Quantitative analysis for the effect of the thermal physical property parameter of adhesive on the thermal performance of the quadrupolar fiber coil.

As a high-precision angular sensor, the fiber optic gyroscope (FOG) usually shows high sensitivity to disturbances of the environmental temperature. The thermal performance of the FOG will be directly affected by the selection of adhesive for adhesion inside the fiber coil, however, the current research on this is very rare. This paper is focusing the question above; firstly, the influence mechanism of temperature and stress on the non-reciprocity phase difference of the fiber coil is analyzed, and a model of fiber coil thermal-induced drift error is built. Secondly, the fiber coil three-dimensional simulation model including fiber core, coating layer, adhesive and various materials is built, and the accuracy of the model is verified by simulation and experiment.

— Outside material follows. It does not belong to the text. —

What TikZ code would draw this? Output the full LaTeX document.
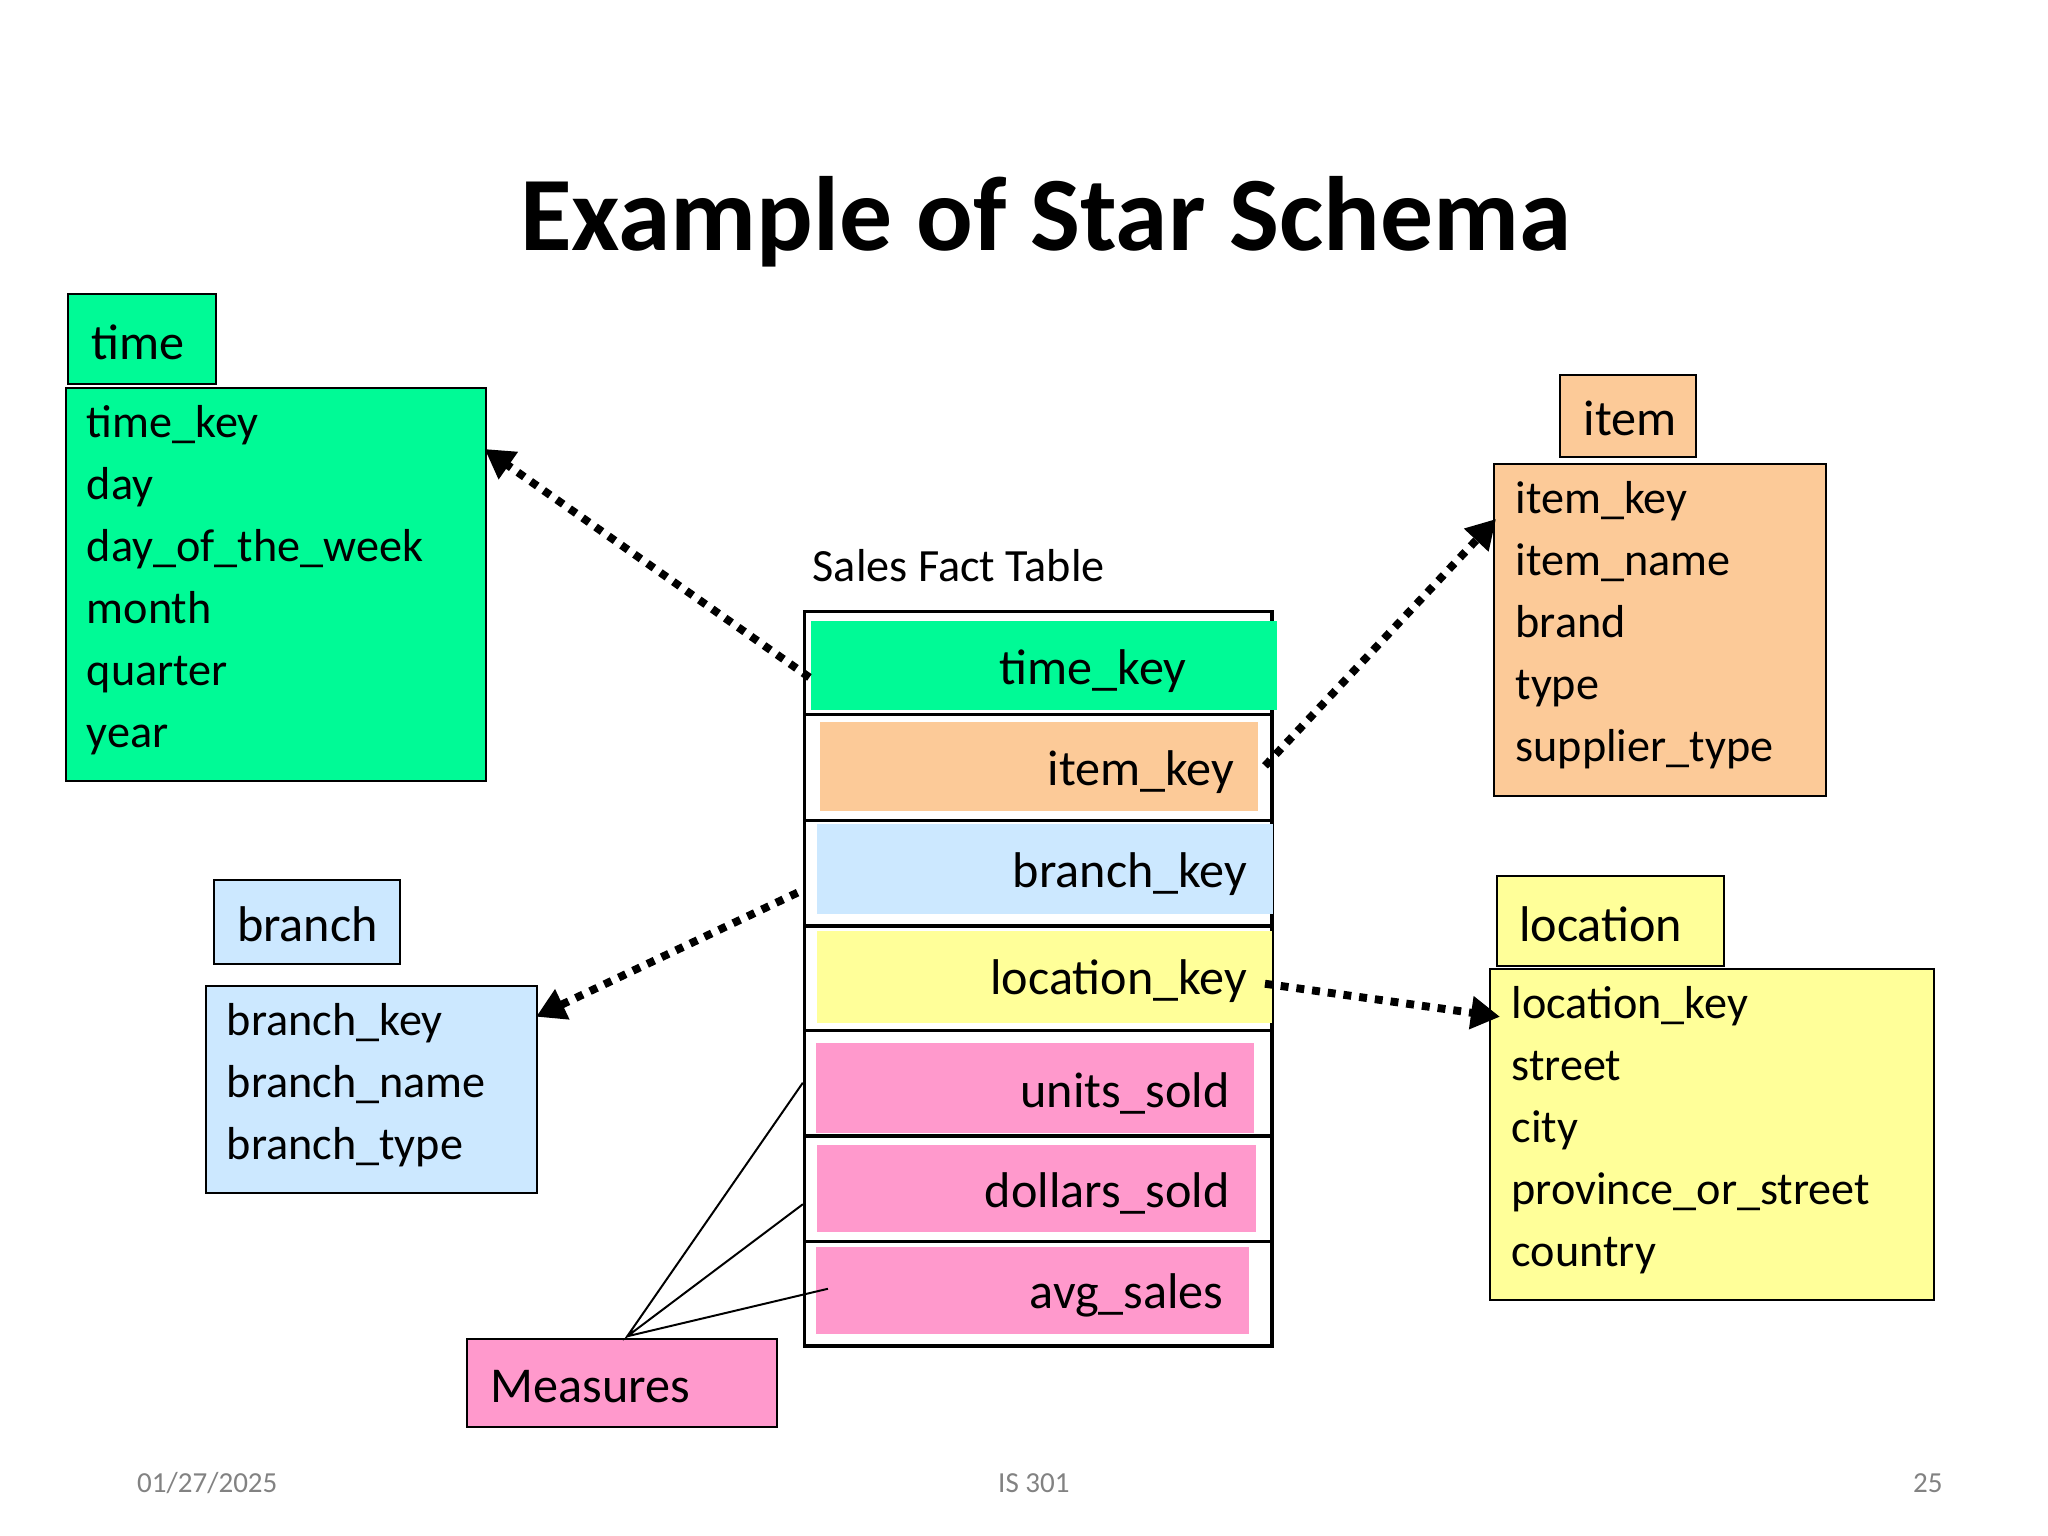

In the end, the influence of six thermal physical property parameters of adhesive material on the thermal performance of the FOG is analyzed quantitatively and the degree of influence from high to low is Young's modulus, Poisson's ratio, specific heat capacity, density and thermal conductivity. Results show that when choosing the adhesive, decreasing the thermal expansion coefficient, improving the young's modulus, reducing the poisson's ratio, reducing the heat capacity, reducing the density and increasing the thermal conductivity within a certain scope will be conducive to inhibit thermal-induced error of the FOG. And further prove that, the thermal stress distribution inside the fiber coil has more influence on the thermal performance of the FOG than the temperature field distribution. These findings are very helpful to chose and produce adhesive of fiber coil and improve the thermal performance of FOG.